Retype, word for word, the lines from the first line of the entries through the line that holds "ms=3.4, mfc='black', mec='black')"; leave out the pictures.

* Start *

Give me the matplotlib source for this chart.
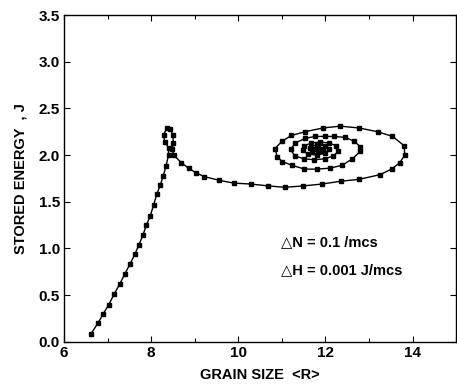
import numpy as np
import matplotlib
matplotlib.use('Agg')
import matplotlib.pyplot as plt
from matplotlib.ticker import MultipleLocator, FormatStrFormatter

plt.rcParams['font.family'] = ['Liberation Sans', 'DejaVu Sans']

# grain size <R> and stored energy J
grain = [6.61, 6.78, 6.90, 7.03, 7.15, 7.28, 7.40, 7.51, 7.63, 7.72, 7.81, 7.89,
         7.98, 8.06, 8.13, 8.21, 8.28, 8.34, 8.40,
         8.40, 8.31, 8.29, 8.36, 8.44, 8.50, 8.51, 8.48, 8.52,
         8.69, 8.86, 9.03, 9.22, 9.56, 9.90, 10.29, 10.69, 11.07, 11.49, 11.92,
         12.35, 12.77, 13.25, 13.52, 13.71, 13.82, 13.81, 13.54, 13.20, 12.78,
         12.34, 11.94, 11.53, 11.22, 11.01, 10.84, 10.90, 11.01, 11.24, 11.52,
         11.81, 12.10, 12.38, 12.62, 12.80, 12.80, 12.66, 12.44, 12.19, 11.98,
         11.77, 11.54, 11.31, 11.20, 11.30, 11.52, 11.75, 11.98, 12.18, 12.30,
         12.25, 12.08, 11.88, 11.68, 11.52, 11.48, 11.60, 11.80, 12.00, 12.08,
         11.98, 11.80, 11.64, 11.70, 11.88, 11.95, 11.82, 11.74, 11.83, 11.86]
energy = [0.08, 0.20, 0.30, 0.40, 0.51, 0.62, 0.73, 0.83, 0.94, 1.04, 1.14, 1.25,
          1.35, 1.47, 1.58, 1.68, 1.78, 1.88, 2.00,
          2.08, 2.14, 2.22, 2.29, 2.28, 2.21, 2.13, 2.06, 2.00,
          1.92, 1.86, 1.81, 1.77, 1.73, 1.70, 1.69, 1.67, 1.655, 1.67, 1.69,
          1.72, 1.74, 1.79, 1.85, 1.92, 2.00, 2.10, 2.20, 2.25, 2.29,
          2.31, 2.29, 2.25, 2.21, 2.15, 2.07, 1.98, 1.93, 1.89, 1.85,
          1.85, 1.86, 1.89, 1.96, 2.04, 2.09, 2.15, 2.19, 2.20, 2.20,
          2.20, 2.18, 2.13, 2.06, 1.99, 1.96, 1.95, 1.96, 1.99, 2.04,
          2.10, 2.13, 2.14, 2.13, 2.10, 2.05, 2.01, 2.00, 2.02, 2.06,
          2.10, 2.11, 2.08, 2.04, 2.04, 2.07, 2.09, 2.06, 2.05, 2.07]

labels = ['\u25b3N = 0.1 /mcs', '\u25b3H = 0.001 J/mcs']

fig = plt.figure(figsize=(4.57, 3.85), dpi=100)
ax = fig.add_axes([0.140, 0.112, 0.858, 0.849])

ax.plot(grain, energy, color='black', lw=1.0, marker='s', ms=3.4, mfc='black', mec='black')

ax.set_xlim(6, 15)
ax.set_ylim(0, 3.5)
ax.xaxis.set_major_locator(MultipleLocator(2))
ax.xaxis.set_minor_locator(MultipleLocator(1))
ax.yaxis.set_major_locator(MultipleLocator(0.5))
ax.yaxis.set_major_formatter(FormatStrFormatter('%.1f'))
ax.tick_params(which='both', direction='in', top=True, right=True, width=0.8)
ax.tick_params(which='major', length=4, labelsize=11, pad=3)
ax.tick_params(which='minor', length=3)
for lab in ax.get_xticklabels() + ax.get_yticklabels():
    lab.set_fontweight('bold')
for s in ax.spines.values():
    s.set_linewidth(1.0)

ax.set_xlabel('GRAIN SIZE  <R>', fontsize=10.5, fontweight='bold', labelpad=6)
ax.set_ylabel('STORED ENERGY  , J', fontsize=10.5, fontweight='bold', labelpad=8)

ax.text(10.97, 1.07, labels[0], fontsize=10.5, fontweight='bold', va='center')
ax.text(10.97, 0.77, labels[1], fontsize=10.5, fontweight='bold', va='center')

fig.savefig('out.png', dpi=100)
plt.close(fig)
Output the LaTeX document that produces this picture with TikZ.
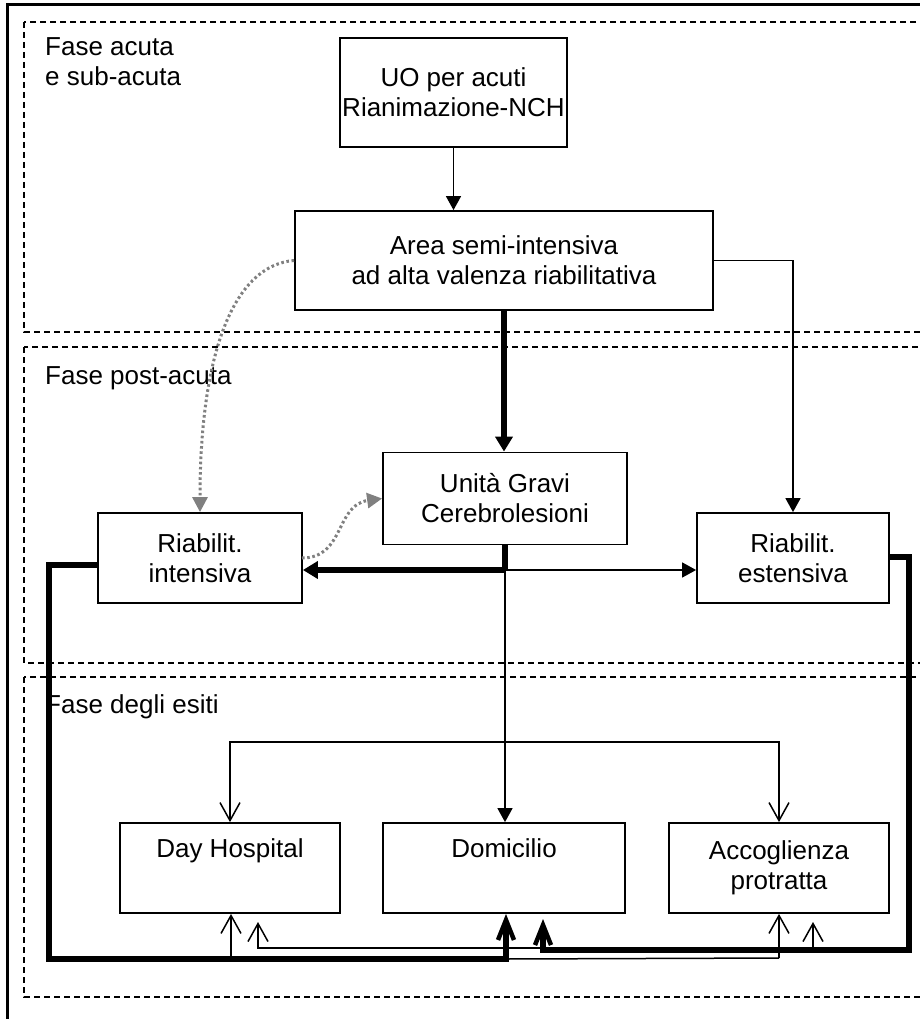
\documentclass[tikz,border=0pt]{standalone}
\usepackage{fontspec}
\setmainfont{Liberation Sans}
\usetikzlibrary{arrows.meta,positioning,calc}
\definecolor{dotgrey}{RGB}{128,128,128}
\begin{document}
\begin{tikzpicture}[x=1pt,y=-1pt,
  box/.style={draw, line width=1.8pt, inner sep=0pt, align=center,
    font=\fontsize{26}{30}\selectfont},
  lbl/.style={anchor=base west, align=left, inner sep=0pt,
    font=\fontsize{26}{30}\selectfont},
  phase/.style={draw, line width=1.2pt, dash pattern=on 6pt off 4pt},
  thinarr/.style={line width=1.5pt, -{Triangle[length=14pt,width=15pt]}},
  thickarr/.style={line width=5.5pt, -{Triangle[length=15pt,width=17pt]}},
  thinline/.style={line width=1.5pt},
  thinV/.style={line width=1.5pt, -{Straight Barb[length=18pt,width=20pt,line width=1.5pt]}},
  thickV/.style={line width=5.5pt, line join=miter, -{Straight Barb[length=20pt,width=16pt,line width=4.5pt]}},
  dotarr/.style={draw=dotgrey, line width=3pt, dash pattern=on 2.6pt off 2.6pt,
    -{Triangle[length=15pt,width=15pt,color=dotgrey]}}
]
\useasboundingbox (0,0) rectangle (920,1019);
\clip (0,0) rectangle (920,1019);

% outer frame
\draw[line width=3pt] (7,1030) -- (7,5) -- (935,5);

% phase areas
\draw[phase] (24,22) rectangle (940,332);
\draw[phase] (24,347) rectangle (940,663);
\draw[phase] (24,677) rectangle (940,997);

% phase labels
\node[lbl] (p1) at (45,86) {Fase acuta\\e sub-acuta};
\node[lbl] (p2) at (45,384) {Fase post-acuta};
\node[lbl] (p3) at (45,713) {Fase degli esiti};

% boxes
\node[box, minimum width=227pt, minimum height=109pt] (uo) at (453.5,92.5) {UO per acuti\\Rianimazione-NCH};
\node[box, minimum width=418pt, minimum height=99pt] (area) at (504,260.5) {Area semi-intensiva\\ad alta valenza riabilitativa};
\node[box, minimum width=244pt, minimum height=92pt] (ugc) at (505,498.5) {Unità Gravi\\Cerebrolesioni};
\node[box, minimum width=204pt, minimum height=90pt] (ri) at (200,558) {Riabilit.\\intensiva};
\node[box, minimum width=192pt, minimum height=90pt] (re) at (793,558) {Riabilit.\\estensiva};
\node[box, minimum width=220pt, minimum height=90pt] (dh) at (230,868) {Day Hospital\\\strut};
\node[box, minimum width=242pt, minimum height=90pt] (dom) at (504,868) {Domicilio\\\strut};
\node[box, minimum width=220pt, minimum height=90pt] (acc) at (779,868) {Accoglienza\\protratta};

% top connectors
\draw[thinarr] (uo.south) -- (uo.south |- area.north);
\draw[thickarr] (area.south) -- (area.south |- ugc.north);
\draw[thinarr] (area.east) -| (re.north);

% dotted grey curves
\draw[dotarr] (area.west) .. controls (235,265) and (200,350) .. (ri.north);
\coordinate (riout) at (302,558);
\draw[dotarr] (riout) .. controls (345,558) and (335,505) .. (ugc.west);

% from UGC
\coordinate (j1) at (505,570);
\draw[line width=5.5pt] (ugc.south) -- (j1);
\draw[thickarr] (j1) -- (ri.east |- j1);
\draw[thinarr] (j1) -- (re.west |- j1);
\draw[thinarr] (j1) -- (j1 |- dom.north);

% bracket to Day Hospital / Accoglienza
\coordinate (jb) at (504,742);
\draw[thinV] (jb) -| (dh.north);
\draw[thinV] (jb) -| (acc.north);

% bottom: from Riabilit. intensiva
\coordinate (l1) at (49,565);
\coordinate (lc1) at (49,959);
\coordinate (lc2) at (506,959);
\coordinate (b1) at (231,959);
\coordinate (b2) at (779,958);
\draw[thinV] (b1) -- (b1 |- dh.south);
\draw[thinline] (lc2) -- (b2);
\draw[thinV] (b2) -- (b2 |- acc.south);
\draw[thickV] (ri.west |- l1) -| (lc1) -- (lc2) -- (lc2 |- dom.south);

% bottom: from Riabilit. estensiva
\coordinate (r1) at (909,557);
\coordinate (rc1) at (909,950);
\coordinate (rc2) at (543,950);
\coordinate (rt) at (543,919);
\coordinate (b3) at (813,950);
\coordinate (b3t) at (813,922);
\coordinate (b4s) at (543,948);
\coordinate (b4) at (258,948);
\coordinate (b4t) at (258,922);
\draw[thinV] (b3) -- (b3t);
\draw[thinV] (b4s) -- (b4) -- (b4t);
\draw[thickV] (re.east |- r1) -- (r1) -- (rc1) -- (rc2) -- (rt);
\end{tikzpicture}
\end{document}
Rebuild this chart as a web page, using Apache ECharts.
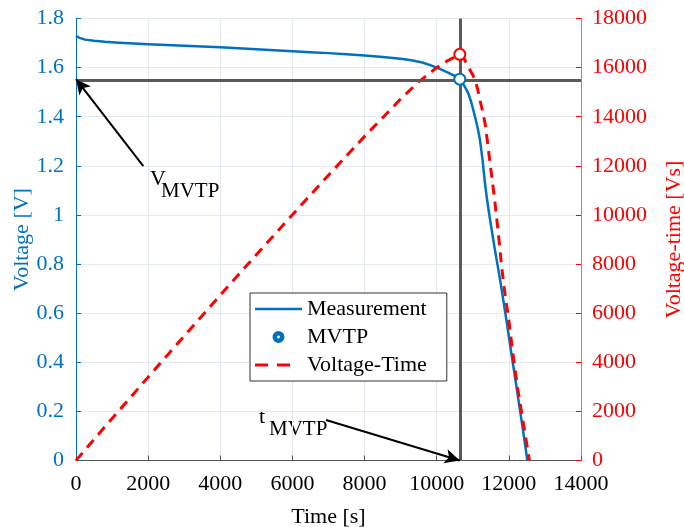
<!DOCTYPE html>
<html><head><meta charset="utf-8">
<script src="https://cdn.jsdelivr.net/npm/echarts@6/dist/echarts.min.js"></script>
<style>html,body{margin:0;padding:0;background:#fff}#c{width:684px;height:527px}</style>
</head><body><div id="c"></div>
<script>
const timeMeas = [0,100,250,500,800,1200,1600,2000,2500,3000,3500,4000,4500,5000,5500,6000,6500,7000,7500,8000,8500,9000,9300,9600,9900,10100,10300,10500,10640,
  10700,10780,10876,10960,11062,11130,11200,11270,11330,11385,11450,11524,11600,11663,11750,11846,11950,12050,12150,12250,12350,12440,12512];
const voltMeas = [1.728,1.721,1.714,1.709,1.705,1.701,1.698,1.695,1.692,1.689,1.686,1.683,1.679,1.675,1.671,1.667,1.663,1.659,1.654,1.649,1.643,1.636,1.630,1.621,1.606,1.594,1.581,1.566,1.553,
  1.541,1.522,1.495,1.458,1.400,1.358,1.305,1.225,1.140,1.074,1.008,0.939,0.870,0.816,0.742,0.653,0.555,0.455,0.360,0.262,0.165,0.075,0.000];
const timeVT = [0,500,1000,2000,3000,4000,5000,6000,7000,8000,8500,9000,9500,10000,10300,10640,
  10750,10850,10923,11000,11062,11130,11200,11270,11340,11410,11478,11550,11616,11690,11755,11800,11900,11986,12100,12220,12400,12570];
const valVT = [0,860,1710,3395,5070,6735,8380,10010,11620,13200,13960,14720,15420,16000,16280,16541,
  16400,16100,15900,15700,15495,15150,14680,14230,13730,12950,12115,11300,10486,9500,8572,7892,6700,5856,4500,3156,1530,0];
const mvtpTime = 10640;
const mvtpVolt = 1.553;
const mvtpVT = 16541;
const xTicks = {min:0,max:14000,interval:2000};
const yLeft = {min:0,max:1.8,interval:0.2};
const yRight = {min:0,max:18000,interval:2000};
const vArrowStart = [1866,1.199];
const tArrowStart = [6931,0.165];

const blue='#0072BD', red='#FF0000', font='"Liberation Serif","Times New Roman",serif';
const FS=22;
const plain = v => String(v);
const ring = 'path://M5,0A5,5 0 1,1 5,10A5,5 0 1,1 5,0Z M5,2.6A2.4,2.4 0 1,0 5,7.4A2.4,2.4 0 1,0 5,2.6Z';
const chart = echarts.init(document.getElementById('c'));
chart.setOption({
  animation:false,
  grid:{left:76,right:103,top:18.5,bottom:66.5,containLabel:false,outerBoundsMode:'none'},
  legend:{
    data:[
      {name:'Measurement',icon:'path://M0,0H47V2.6H0Z'},
      {name:'MVTP',icon:ring},
      {name:'Voltage-Time',icon:'path://M0,0H13V3H0Z M22,0H35V3H22Z M47,1.5L47,1.5'}
    ],
    orient:'vertical', left:250, top:293,
    backgroundColor:'#fff', borderColor:'#333', borderWidth:1,
    padding:[5,20,5,5], itemWidth:47, itemHeight:10, itemGap:6,
    textStyle:{fontFamily:font,fontSize:FS,color:'#000'}
  },
  xAxis:{type:'value',min:xTicks.min,max:xTicks.max,interval:xTicks.interval,
    name:'Time [s]',nameLocation:'middle',nameGap:46,
    nameTextStyle:{fontFamily:font,fontSize:FS,color:'#000'},
    axisLine:{lineStyle:{color:'#555',width:1}},
    axisTick:{inside:true,length:5,lineStyle:{color:'#555'}},
    axisLabel:{fontFamily:font,fontSize:FS,color:'#000',margin:13,formatter:plain},
    splitLine:{show:true,lineStyle:{color:'#e3e9f0',width:1}}},
  yAxis:[
    {type:'value',min:yLeft.min,max:yLeft.max,interval:yLeft.interval,
      name:'Voltage [V]',nameLocation:'middle',nameGap:43,nameMoveOverlap:false,
      nameTextStyle:{fontFamily:font,fontSize:FS,color:blue},
      axisLine:{show:true,lineStyle:{color:blue,width:1}},
      axisTick:{show:true,inside:true,length:5,lineStyle:{color:blue}},
      axisLabel:{fontFamily:font,fontSize:FS,color:blue,margin:12},
      splitLine:{show:true,lineStyle:{color:'#e3e9f0',width:1}}},
    {type:'value',min:yRight.min,max:yRight.max,interval:yRight.interval,position:'right',
      name:'Voltage-time [Vs]',nameLocation:'middle',nameGap:82,nameRotate:90,
      nameTextStyle:{fontFamily:font,fontSize:FS,color:red},
      axisLine:{show:true,lineStyle:{color:'#ff6060',width:1}},
      axisTick:{show:true,inside:true,length:5,lineStyle:{color:red}},
      axisLabel:{fontFamily:font,fontSize:FS,color:red,margin:11,formatter:plain},
      splitLine:{show:false}}
  ],
  series:[
    {name:'cross',type:'line',data:[],silent:true,z:1,
      markLine:{silent:true,symbol:['none','none'],label:{show:false},
        lineStyle:{color:'#5a5a5a',width:3,type:'solid'},
        data:[{xAxis:mvtpTime},{yAxis:mvtpVolt}]}},
    {name:'Measurement',type:'line',showSymbol:false,symbol:'none',z:3,
      data:timeMeas.map((t,i)=>[t,voltMeas[i]]),
      lineStyle:{color:blue,width:2.5,join:'round'},itemStyle:{color:blue}},
    {name:'Voltage-Time',type:'line',yAxisIndex:1,showSymbol:false,symbol:'none',z:3,
      data:timeVT.map((t,i)=>[t,valVT[i]]),
      lineStyle:{color:red,width:3,type:[10,7]},itemStyle:{color:red}},
    {name:'MVTP',type:'scatter',z:5,symbol:'emptyCircle',symbolSize:11,
      data:[[mvtpTime,mvtpVolt]],itemStyle:{color:blue,borderColor:blue,borderWidth:3,opacity:1}},
    {name:'MVTP-VT',type:'scatter',yAxisIndex:1,z:5,symbol:'emptyCircle',symbolSize:11,
      data:[[mvtpTime,mvtpVT]],itemStyle:{color:red,borderColor:red,borderWidth:3,opacity:1}},
    {name:'arrows',type:'line',data:[],silent:true,z:6,
      markLine:{silent:true,symbol:['none','arrow'],symbolSize:[11,15],label:{show:false},
        lineStyle:{color:'#000',width:2,type:'solid'},
        data:[
          [{coord:vArrowStart},{coord:[0,mvtpVolt]}],
          [{coord:tArrowStart},{coord:[mvtpTime,0]}]
        ]}}
  ],
  graphic:[
    {type:'text',left:150,top:168,style:{text:'V',font:'22px '+font,fill:'#000'}},
    {type:'text',left:161,top:181,style:{text:'MVTP',font:'21px '+font,fill:'#000'}},
    {type:'text',left:259,top:406,style:{text:'t',font:'22px '+font,fill:'#000'}},
    {type:'text',left:269,top:419,style:{text:'MVTP',font:'21px '+font,fill:'#000'}}
  ]
});
</script></body></html>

* End *

▶ [Answer to the task]:
Give me the matplotlib source for this chart.
import numpy as np
import matplotlib
matplotlib.use('Agg')
import matplotlib.pyplot as plt
from matplotlib.ticker import MultipleLocator, FormatStrFormatter

plt.rcParams['font.family'] = ['Liberation Sans', 'DejaVu Sans']

# grain size <R> and stored energy J
grain = [6.61, 6.78, 6.90, 7.03, 7.15, 7.28, 7.40, 7.51, 7.63, 7.72, 7.81, 7.89,
         7.98, 8.06, 8.13, 8.21, 8.28, 8.34, 8.40,
         8.40, 8.31, 8.29, 8.36, 8.44, 8.50, 8.51, 8.48, 8.52,
         8.69, 8.86, 9.03, 9.22, 9.56, 9.90, 10.29, 10.69, 11.07, 11.49, 11.92,
         12.35, 12.77, 13.25, 13.52, 13.71, 13.82, 13.81, 13.54, 13.20, 12.78,
         12.34, 11.94, 11.53, 11.22, 11.01, 10.84, 10.90, 11.01, 11.24, 11.52,
         11.81, 12.10, 12.38, 12.62, 12.80, 12.80, 12.66, 12.44, 12.19, 11.98,
         11.77, 11.54, 11.31, 11.20, 11.30, 11.52, 11.75, 11.98, 12.18, 12.30,
         12.25, 12.08, 11.88, 11.68, 11.52, 11.48, 11.60, 11.80, 12.00, 12.08,
         11.98, 11.80, 11.64, 11.70, 11.88, 11.95, 11.82, 11.74, 11.83, 11.86]
energy = [0.08, 0.20, 0.30, 0.40, 0.51, 0.62, 0.73, 0.83, 0.94, 1.04, 1.14, 1.25,
          1.35, 1.47, 1.58, 1.68, 1.78, 1.88, 2.00,
          2.08, 2.14, 2.22, 2.29, 2.28, 2.21, 2.13, 2.06, 2.00,
          1.92, 1.86, 1.81, 1.77, 1.73, 1.70, 1.69, 1.67, 1.655, 1.67, 1.69,
          1.72, 1.74, 1.79, 1.85, 1.92, 2.00, 2.10, 2.20, 2.25, 2.29,
          2.31, 2.29, 2.25, 2.21, 2.15, 2.07, 1.98, 1.93, 1.89, 1.85,
          1.85, 1.86, 1.89, 1.96, 2.04, 2.09, 2.15, 2.19, 2.20, 2.20,
          2.20, 2.18, 2.13, 2.06, 1.99, 1.96, 1.95, 1.96, 1.99, 2.04,
          2.10, 2.13, 2.14, 2.13, 2.10, 2.05, 2.01, 2.00, 2.02, 2.06,
          2.10, 2.11, 2.08, 2.04, 2.04, 2.07, 2.09, 2.06, 2.05, 2.07]

labels = ['\u25b3N = 0.1 /mcs', '\u25b3H = 0.001 J/mcs']

fig = plt.figure(figsize=(4.57, 3.85), dpi=100)
ax = fig.add_axes([0.140, 0.112, 0.858, 0.849])

ax.plot(grain, energy, color='black', lw=1.0, marker='s', ms=3.4, mfc='black', mec='black')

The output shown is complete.